(begin)
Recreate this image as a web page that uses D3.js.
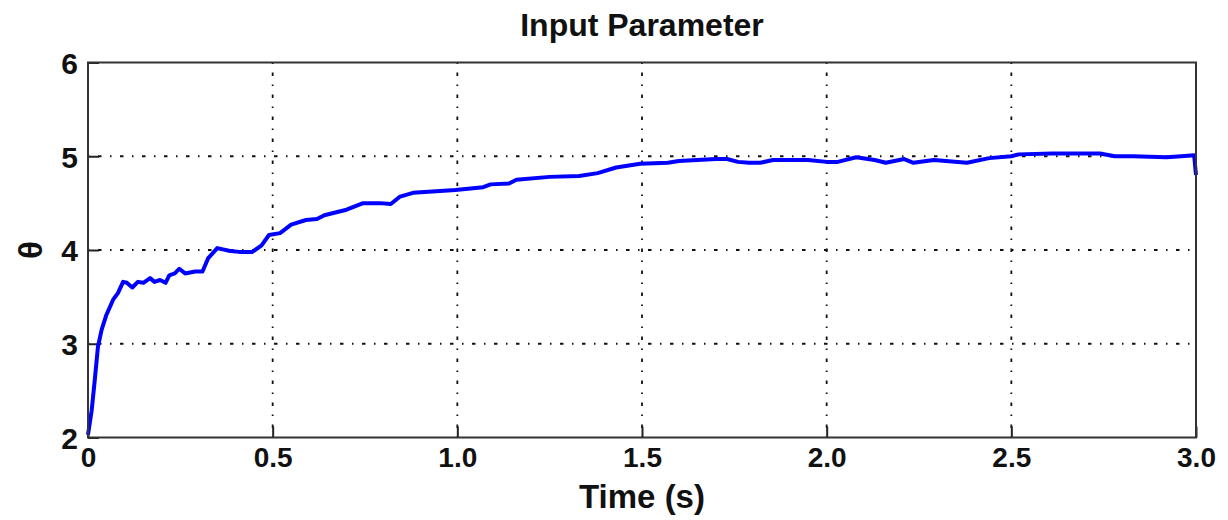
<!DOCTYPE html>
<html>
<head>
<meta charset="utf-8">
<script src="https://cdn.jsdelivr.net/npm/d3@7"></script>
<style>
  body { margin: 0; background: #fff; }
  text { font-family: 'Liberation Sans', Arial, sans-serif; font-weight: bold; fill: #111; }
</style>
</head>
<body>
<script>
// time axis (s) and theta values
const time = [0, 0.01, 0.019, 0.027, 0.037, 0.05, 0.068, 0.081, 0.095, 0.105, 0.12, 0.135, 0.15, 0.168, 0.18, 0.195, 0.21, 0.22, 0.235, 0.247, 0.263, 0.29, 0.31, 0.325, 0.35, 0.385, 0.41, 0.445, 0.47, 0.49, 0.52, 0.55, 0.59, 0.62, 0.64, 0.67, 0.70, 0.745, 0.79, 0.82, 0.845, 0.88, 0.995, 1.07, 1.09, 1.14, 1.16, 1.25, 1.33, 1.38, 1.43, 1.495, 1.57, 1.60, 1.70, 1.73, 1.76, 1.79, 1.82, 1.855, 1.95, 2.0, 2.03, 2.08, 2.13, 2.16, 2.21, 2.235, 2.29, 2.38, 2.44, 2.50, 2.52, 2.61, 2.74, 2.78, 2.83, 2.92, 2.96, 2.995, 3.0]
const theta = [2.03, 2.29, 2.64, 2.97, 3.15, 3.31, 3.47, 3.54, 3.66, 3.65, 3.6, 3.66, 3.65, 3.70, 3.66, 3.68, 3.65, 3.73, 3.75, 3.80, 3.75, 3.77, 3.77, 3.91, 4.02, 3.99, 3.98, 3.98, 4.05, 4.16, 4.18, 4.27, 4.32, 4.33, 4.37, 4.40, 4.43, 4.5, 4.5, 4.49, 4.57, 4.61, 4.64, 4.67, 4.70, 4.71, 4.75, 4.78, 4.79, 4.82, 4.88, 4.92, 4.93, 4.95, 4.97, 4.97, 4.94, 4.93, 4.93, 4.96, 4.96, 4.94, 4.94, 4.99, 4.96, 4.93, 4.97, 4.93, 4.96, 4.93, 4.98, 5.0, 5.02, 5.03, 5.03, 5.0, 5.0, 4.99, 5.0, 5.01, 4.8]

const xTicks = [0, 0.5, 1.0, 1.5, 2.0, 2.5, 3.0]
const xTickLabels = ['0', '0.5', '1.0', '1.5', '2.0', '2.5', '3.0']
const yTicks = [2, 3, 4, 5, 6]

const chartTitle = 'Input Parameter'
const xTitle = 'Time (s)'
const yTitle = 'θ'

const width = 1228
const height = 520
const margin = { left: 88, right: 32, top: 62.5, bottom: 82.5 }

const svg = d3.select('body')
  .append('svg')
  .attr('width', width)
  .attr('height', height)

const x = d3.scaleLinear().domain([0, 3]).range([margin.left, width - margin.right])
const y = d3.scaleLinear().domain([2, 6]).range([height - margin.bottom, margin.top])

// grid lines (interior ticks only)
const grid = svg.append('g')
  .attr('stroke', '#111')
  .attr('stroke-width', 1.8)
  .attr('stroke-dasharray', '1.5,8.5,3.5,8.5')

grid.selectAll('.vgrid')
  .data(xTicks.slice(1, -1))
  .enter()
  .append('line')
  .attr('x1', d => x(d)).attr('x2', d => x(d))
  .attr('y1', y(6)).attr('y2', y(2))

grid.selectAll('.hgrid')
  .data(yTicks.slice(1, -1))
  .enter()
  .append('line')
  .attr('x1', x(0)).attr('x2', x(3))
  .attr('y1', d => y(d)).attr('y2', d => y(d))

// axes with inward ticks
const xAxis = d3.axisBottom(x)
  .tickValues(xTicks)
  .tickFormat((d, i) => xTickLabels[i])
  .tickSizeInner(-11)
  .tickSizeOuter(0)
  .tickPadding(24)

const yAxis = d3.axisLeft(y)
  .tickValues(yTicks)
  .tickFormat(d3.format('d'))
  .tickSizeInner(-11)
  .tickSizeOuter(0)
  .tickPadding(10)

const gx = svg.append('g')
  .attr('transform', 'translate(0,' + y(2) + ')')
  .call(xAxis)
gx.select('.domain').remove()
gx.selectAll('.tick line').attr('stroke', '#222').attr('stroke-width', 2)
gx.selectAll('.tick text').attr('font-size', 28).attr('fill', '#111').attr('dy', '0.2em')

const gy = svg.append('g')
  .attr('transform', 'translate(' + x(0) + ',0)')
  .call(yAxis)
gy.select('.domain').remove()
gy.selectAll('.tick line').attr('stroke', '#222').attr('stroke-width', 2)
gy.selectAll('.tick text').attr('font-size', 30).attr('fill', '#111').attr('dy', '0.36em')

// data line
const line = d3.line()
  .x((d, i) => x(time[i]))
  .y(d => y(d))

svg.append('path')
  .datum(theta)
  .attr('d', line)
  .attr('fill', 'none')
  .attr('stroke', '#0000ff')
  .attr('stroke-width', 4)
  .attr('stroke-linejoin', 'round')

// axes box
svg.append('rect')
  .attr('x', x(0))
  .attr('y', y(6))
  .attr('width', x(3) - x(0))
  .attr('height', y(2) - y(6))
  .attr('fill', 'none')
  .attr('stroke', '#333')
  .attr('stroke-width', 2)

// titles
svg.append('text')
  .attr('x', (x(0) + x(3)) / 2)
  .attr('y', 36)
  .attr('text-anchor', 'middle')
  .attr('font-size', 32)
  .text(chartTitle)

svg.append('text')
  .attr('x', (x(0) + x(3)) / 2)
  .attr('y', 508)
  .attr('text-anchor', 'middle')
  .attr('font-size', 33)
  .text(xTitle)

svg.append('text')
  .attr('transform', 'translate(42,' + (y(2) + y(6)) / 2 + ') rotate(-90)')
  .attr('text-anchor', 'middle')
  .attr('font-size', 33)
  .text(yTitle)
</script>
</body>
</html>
(end)
- **Written problem**:
All the material shown above is to be copied exactly, with no pictures carried over.

- **Output for this task**:
Recreate this image as a web page that uses D3.js.
<!DOCTYPE html>
<html>
<head>
<meta charset="utf-8">
<script src="https://cdn.jsdelivr.net/npm/d3@7"></script>
<style>
  body { margin: 0; background: #fff; }
  text { font-family: 'Liberation Sans', Arial, sans-serif; font-weight: bold; fill: #111; }
</style>
</head>
<body>
<script>
// time axis (s) and theta values
const time = [0, 0.01, 0.019, 0.027, 0.037, 0.05, 0.068, 0.081, 0.095, 0.105, 0.12, 0.135, 0.15, 0.168, 0.18, 0.195, 0.21, 0.22, 0.235, 0.247, 0.263, 0.29, 0.31, 0.325, 0.35, 0.385, 0.41, 0.445, 0.47, 0.49, 0.52, 0.55, 0.59, 0.62, 0.64, 0.67, 0.70, 0.745, 0.79, 0.82, 0.845, 0.88, 0.995, 1.07, 1.09, 1.14, 1.16, 1.25, 1.33, 1.38, 1.43, 1.495, 1.57, 1.60, 1.70, 1.73, 1.76, 1.79, 1.82, 1.855, 1.95, 2.0, 2.03, 2.08, 2.13, 2.16, 2.21, 2.235, 2.29, 2.38, 2.44, 2.50, 2.52, 2.61, 2.74, 2.78, 2.83, 2.92, 2.96, 2.995, 3.0]
const theta = [2.03, 2.29, 2.64, 2.97, 3.15, 3.31, 3.47, 3.54, 3.66, 3.65, 3.6, 3.66, 3.65, 3.70, 3.66, 3.68, 3.65, 3.73, 3.75, 3.80, 3.75, 3.77, 3.77, 3.91, 4.02, 3.99, 3.98, 3.98, 4.05, 4.16, 4.18, 4.27, 4.32, 4.33, 4.37, 4.40, 4.43, 4.5, 4.5, 4.49, 4.57, 4.61, 4.64, 4.67, 4.70, 4.71, 4.75, 4.78, 4.79, 4.82, 4.88, 4.92, 4.93, 4.95, 4.97, 4.97, 4.94, 4.93, 4.93, 4.96, 4.96, 4.94, 4.94, 4.99, 4.96, 4.93, 4.97, 4.93, 4.96, 4.93, 4.98, 5.0, 5.02, 5.03, 5.03, 5.0, 5.0, 4.99, 5.0, 5.01, 4.8]

const xTicks = [0, 0.5, 1.0, 1.5, 2.0, 2.5, 3.0]
const xTickLabels = ['0', '0.5', '1.0', '1.5', '2.0', '2.5', '3.0']
const yTicks = [2, 3, 4, 5, 6]

const chartTitle = 'Input Parameter'
const xTitle = 'Time (s)'
const yTitle = 'θ'

const width = 1228
const height = 520
const margin = { left: 88, right: 32, top: 62.5, bottom: 82.5 }

const svg = d3.select('body')
  .append('svg')
  .attr('width', width)
  .attr('height', height)

const x = d3.scaleLinear().domain([0, 3]).range([margin.left, width - margin.right])
const y = d3.scaleLinear().domain([2, 6]).range([height - margin.bottom, margin.top])

// grid lines (interior ticks only)
const grid = svg.append('g')
  .attr('stroke', '#111')
  .attr('stroke-width', 1.8)
  .attr('stroke-dasharray', '1.5,8.5,3.5,8.5')

grid.selectAll('.vgrid')
  .data(xTicks.slice(1, -1))
  .enter()
  .append('line')
  .attr('x1', d => x(d)).attr('x2', d => x(d))
  .attr('y1', y(6)).attr('y2', y(2))

grid.selectAll('.hgrid')
  .data(yTicks.slice(1, -1))
  .enter()
  .append('line')
  .attr('x1', x(0)).attr('x2', x(3))
  .attr('y1', d => y(d)).attr('y2', d => y(d))

// axes with inward ticks
const xAxis = d3.axisBottom(x)
  .tickValues(xTicks)
  .tickFormat((d, i) => xTickLabels[i])
  .tickSizeInner(-11)
  .tickSizeOuter(0)
  .tickPadding(24)

const yAxis = d3.axisLeft(y)
  .tickValues(yTicks)
  .tickFormat(d3.format('d'))
  .tickSizeInner(-11)
  .tickSizeOuter(0)
  .tickPadding(10)

const gx = svg.append('g')
  .attr('transform', 'translate(0,' + y(2) + ')')
  .call(xAxis)
gx.select('.domain').remove()
gx.selectAll('.tick line').attr('stroke', '#222').attr('stroke-width', 2)
gx.selectAll('.tick text').attr('font-size', 28).attr('fill', '#111').attr('dy', '0.2em')

const gy = svg.append('g')
  .attr('transform', 'translate(' + x(0) + ',0)')
  .call(yAxis)
gy.select('.domain').remove()
gy.selectAll('.tick line').attr('stroke', '#222').attr('stroke-width', 2)
gy.selectAll('.tick text').attr('font-size', 30).attr('fill', '#111').attr('dy', '0.36em')

// data line
const line = d3.line()
  .x((d, i) => x(time[i]))
  .y(d => y(d))

svg.append('path')
  .datum(theta)
  .attr('d', line)
  .attr('fill', 'none')
  .attr('stroke', '#0000ff')
  .attr('stroke-width', 4)
  .attr('stroke-linejoin', 'round')

// axes box
svg.append('rect')
  .attr('x', x(0))
  .attr('y', y(6))
  .attr('width', x(3) - x(0))
  .attr('height', y(2) - y(6))
  .attr('fill', 'none')
  .attr('stroke', '#333')
  .attr('stroke-width', 2)

// titles
svg.append('text')
  .attr('x', (x(0) + x(3)) / 2)
  .attr('y', 36)
  .attr('text-anchor', 'middle')
  .attr('font-size', 32)
  .text(chartTitle)

svg.append('text')
  .attr('x', (x(0) + x(3)) / 2)
  .attr('y', 508)
  .attr('text-anchor', 'middle')
  .attr('font-size', 33)
  .text(xTitle)

svg.append('text')
  .attr('transform', 'translate(42,' + (y(2) + y(6)) / 2 + ') rotate(-90)')
  .attr('text-anchor', 'middle')
  .attr('font-size', 33)
  .text(yTitle)
</script>
</body>
</html>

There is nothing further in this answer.